The bus pulls onto one of the viaducts serving as the aorta of Seattle center as bright yellow American sunshine spills onto my face, and the faces of strangers all around me. I gaze out the window past the sleeping silhouette of the young man sitting next to me. There's that white noise of silent transit—the gentle hum of an engine and the whirring of the A/C. And I grapple again with that feeling of being in America. It's there, but I can't quite identify or define it. Is all of this just in my head?

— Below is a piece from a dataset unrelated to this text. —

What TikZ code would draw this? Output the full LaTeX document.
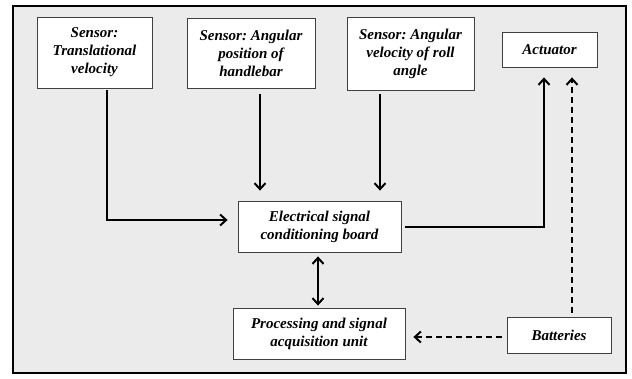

There are differences between us, for sure, that is indisputable. And many of them are quite apparent. But what about that ephemeral feeling of being in America? Is that just the romanticizing of American culture? It could very well be that, as an outsider and consumer of so much American culture, actually being there is akin to meeting a celebrity—you know they're just another person, so you don't know why you have them on a pedestal – but there they are in front of you, in the flesh, and there must be something special about them.

As the bus continues North, the feeling begins to fade—but not before a rest stop in Bellingham, just shy of the border, where the bus driver points out the eclipsing super-moon overhead. We gather out in front of the bus at this gas station and watch the orange moon go dark. Someone mentions that it won't happen again for another 18 years, not one like this. This one is different. We all stand there, strangers in the night, staring up at this moon together, witnessing the shadow of ourselves cascade across the lunar landscape hundreds of thousands of kilometers away. And we're aware of ourselves, now, through that shadow.

Again we board and continue on across the border—and I get one last glimpse of that feeling, before—as quick as it came on—it disappears, and I'm back home. Just like before.